▶ [Supplied information]
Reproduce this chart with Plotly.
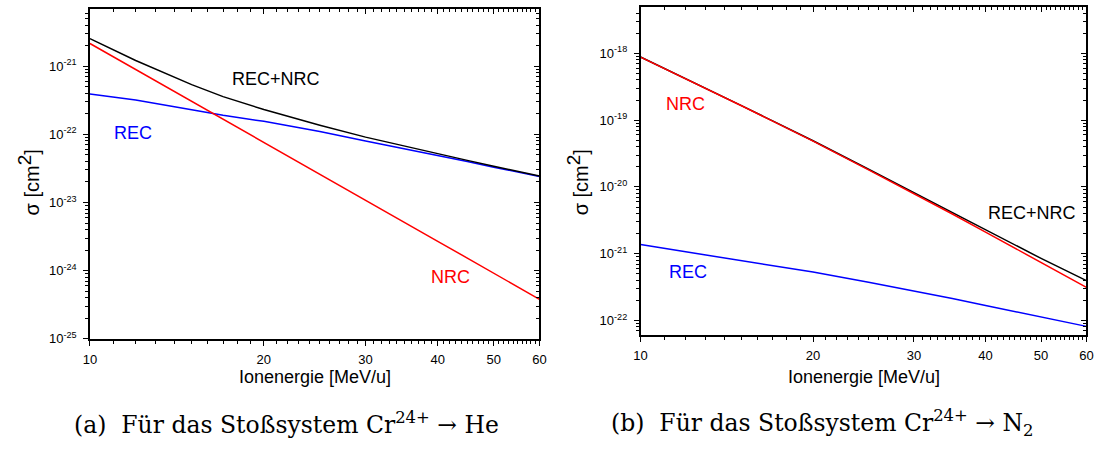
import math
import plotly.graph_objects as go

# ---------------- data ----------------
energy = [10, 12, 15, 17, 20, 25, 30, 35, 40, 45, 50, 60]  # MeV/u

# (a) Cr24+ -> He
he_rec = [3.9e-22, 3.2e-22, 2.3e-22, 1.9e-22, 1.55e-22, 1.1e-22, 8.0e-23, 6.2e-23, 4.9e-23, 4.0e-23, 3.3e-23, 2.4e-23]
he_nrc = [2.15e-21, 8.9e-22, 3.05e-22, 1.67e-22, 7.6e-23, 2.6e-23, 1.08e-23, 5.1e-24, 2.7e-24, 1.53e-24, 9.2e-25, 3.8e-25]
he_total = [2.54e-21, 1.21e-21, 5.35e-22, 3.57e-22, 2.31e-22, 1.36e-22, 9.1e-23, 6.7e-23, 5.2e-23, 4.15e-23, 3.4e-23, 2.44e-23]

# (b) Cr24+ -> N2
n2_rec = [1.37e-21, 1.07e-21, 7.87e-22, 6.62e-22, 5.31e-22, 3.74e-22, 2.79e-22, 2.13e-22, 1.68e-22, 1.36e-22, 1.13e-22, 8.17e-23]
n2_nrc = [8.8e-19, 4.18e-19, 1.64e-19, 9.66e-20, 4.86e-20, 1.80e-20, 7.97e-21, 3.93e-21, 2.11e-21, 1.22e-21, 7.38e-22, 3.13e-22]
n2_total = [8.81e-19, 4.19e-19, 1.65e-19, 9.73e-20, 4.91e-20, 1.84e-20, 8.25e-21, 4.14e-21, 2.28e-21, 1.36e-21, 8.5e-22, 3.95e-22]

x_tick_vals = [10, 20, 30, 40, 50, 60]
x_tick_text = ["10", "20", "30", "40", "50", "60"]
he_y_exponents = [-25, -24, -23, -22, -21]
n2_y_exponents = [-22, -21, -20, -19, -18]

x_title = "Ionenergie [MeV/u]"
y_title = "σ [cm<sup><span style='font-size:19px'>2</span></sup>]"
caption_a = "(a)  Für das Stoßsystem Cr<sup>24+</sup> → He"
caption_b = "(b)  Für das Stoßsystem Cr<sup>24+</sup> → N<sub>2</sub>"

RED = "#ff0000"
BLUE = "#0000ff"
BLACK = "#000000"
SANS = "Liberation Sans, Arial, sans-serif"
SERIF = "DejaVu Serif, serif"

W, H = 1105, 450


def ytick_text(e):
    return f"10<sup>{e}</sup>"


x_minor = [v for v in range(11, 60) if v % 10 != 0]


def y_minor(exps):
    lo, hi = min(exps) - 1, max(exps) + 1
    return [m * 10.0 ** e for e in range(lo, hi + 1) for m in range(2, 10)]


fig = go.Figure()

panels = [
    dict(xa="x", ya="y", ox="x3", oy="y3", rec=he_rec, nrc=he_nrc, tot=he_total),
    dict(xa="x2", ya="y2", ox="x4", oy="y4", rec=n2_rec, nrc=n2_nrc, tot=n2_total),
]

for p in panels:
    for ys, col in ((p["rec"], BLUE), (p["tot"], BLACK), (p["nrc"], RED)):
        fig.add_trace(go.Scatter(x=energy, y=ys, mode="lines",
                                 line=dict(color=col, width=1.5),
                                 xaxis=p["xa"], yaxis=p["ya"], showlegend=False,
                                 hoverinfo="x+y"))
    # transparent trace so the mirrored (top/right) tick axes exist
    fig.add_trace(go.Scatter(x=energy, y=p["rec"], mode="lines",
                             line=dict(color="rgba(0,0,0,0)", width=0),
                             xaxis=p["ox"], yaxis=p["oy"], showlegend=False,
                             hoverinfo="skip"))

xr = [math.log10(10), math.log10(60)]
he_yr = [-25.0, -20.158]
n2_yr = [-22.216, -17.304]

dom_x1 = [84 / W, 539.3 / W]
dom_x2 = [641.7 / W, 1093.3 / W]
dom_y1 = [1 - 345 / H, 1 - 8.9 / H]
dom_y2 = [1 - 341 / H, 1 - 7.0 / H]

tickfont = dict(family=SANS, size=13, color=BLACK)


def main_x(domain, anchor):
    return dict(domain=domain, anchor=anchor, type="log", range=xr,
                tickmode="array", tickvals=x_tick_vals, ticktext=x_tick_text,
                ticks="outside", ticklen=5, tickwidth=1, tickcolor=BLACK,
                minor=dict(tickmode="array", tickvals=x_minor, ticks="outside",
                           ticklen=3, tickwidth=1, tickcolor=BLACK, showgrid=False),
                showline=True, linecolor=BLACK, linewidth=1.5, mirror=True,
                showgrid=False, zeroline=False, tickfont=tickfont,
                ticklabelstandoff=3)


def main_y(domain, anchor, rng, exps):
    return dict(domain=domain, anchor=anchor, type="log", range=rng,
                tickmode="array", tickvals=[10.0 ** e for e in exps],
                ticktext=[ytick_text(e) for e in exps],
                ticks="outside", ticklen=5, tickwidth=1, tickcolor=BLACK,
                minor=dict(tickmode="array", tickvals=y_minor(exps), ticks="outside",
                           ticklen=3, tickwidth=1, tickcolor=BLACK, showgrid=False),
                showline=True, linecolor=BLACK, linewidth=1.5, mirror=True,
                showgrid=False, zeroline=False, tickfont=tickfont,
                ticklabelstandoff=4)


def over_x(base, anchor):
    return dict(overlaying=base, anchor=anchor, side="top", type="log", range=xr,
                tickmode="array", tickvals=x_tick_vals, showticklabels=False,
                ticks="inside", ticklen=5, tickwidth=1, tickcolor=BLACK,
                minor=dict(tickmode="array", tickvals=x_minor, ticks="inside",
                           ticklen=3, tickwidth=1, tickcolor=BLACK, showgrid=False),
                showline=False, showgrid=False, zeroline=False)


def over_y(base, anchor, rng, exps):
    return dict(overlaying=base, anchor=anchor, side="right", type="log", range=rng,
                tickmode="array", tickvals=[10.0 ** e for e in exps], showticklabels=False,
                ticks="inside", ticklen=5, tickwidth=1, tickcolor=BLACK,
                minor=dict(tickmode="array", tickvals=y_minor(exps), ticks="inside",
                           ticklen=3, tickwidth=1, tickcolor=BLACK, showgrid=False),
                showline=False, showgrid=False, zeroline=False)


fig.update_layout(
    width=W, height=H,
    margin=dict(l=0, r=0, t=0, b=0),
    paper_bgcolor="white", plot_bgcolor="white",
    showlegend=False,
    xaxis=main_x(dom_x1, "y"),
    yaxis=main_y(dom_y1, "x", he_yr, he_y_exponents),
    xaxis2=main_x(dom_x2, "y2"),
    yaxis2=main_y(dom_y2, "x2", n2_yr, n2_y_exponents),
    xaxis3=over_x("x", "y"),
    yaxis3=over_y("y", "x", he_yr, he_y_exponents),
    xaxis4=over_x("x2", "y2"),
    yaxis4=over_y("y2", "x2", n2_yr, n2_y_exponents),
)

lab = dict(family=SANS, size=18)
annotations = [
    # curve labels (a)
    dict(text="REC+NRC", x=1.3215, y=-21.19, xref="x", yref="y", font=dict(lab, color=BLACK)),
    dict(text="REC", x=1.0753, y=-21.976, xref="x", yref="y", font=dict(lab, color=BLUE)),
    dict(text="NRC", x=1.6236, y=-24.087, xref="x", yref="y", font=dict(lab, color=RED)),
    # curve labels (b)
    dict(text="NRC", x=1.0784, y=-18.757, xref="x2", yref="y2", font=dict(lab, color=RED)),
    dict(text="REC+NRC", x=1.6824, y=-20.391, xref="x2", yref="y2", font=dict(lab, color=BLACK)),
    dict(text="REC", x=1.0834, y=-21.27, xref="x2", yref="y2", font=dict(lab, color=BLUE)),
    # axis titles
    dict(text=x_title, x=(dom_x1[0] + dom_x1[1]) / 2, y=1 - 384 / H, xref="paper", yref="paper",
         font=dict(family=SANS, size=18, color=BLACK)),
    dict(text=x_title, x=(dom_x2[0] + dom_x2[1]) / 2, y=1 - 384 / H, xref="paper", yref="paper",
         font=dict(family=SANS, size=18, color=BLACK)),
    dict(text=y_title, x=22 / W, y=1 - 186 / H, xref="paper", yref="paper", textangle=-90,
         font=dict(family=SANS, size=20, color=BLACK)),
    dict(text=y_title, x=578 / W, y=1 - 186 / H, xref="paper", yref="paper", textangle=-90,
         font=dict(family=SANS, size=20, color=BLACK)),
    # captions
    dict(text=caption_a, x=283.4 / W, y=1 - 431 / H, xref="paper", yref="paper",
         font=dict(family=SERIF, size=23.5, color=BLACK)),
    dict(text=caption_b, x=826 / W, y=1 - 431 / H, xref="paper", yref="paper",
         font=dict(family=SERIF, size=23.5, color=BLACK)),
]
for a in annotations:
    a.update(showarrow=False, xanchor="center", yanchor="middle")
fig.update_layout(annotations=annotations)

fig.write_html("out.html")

▶ [Exercise goal] Go from the first line of the listing to the line holding "45, 50, 60]" and, please, transcribe those lines exactly, both included, with no pictures.

▶ [Solution]
Reproduce this chart with Plotly.
import math
import plotly.graph_objects as go

# ---------------- data ----------------
energy = [10, 12, 15, 17, 20, 25, 30, 35, 40, 45, 50, 60]  # MeV/u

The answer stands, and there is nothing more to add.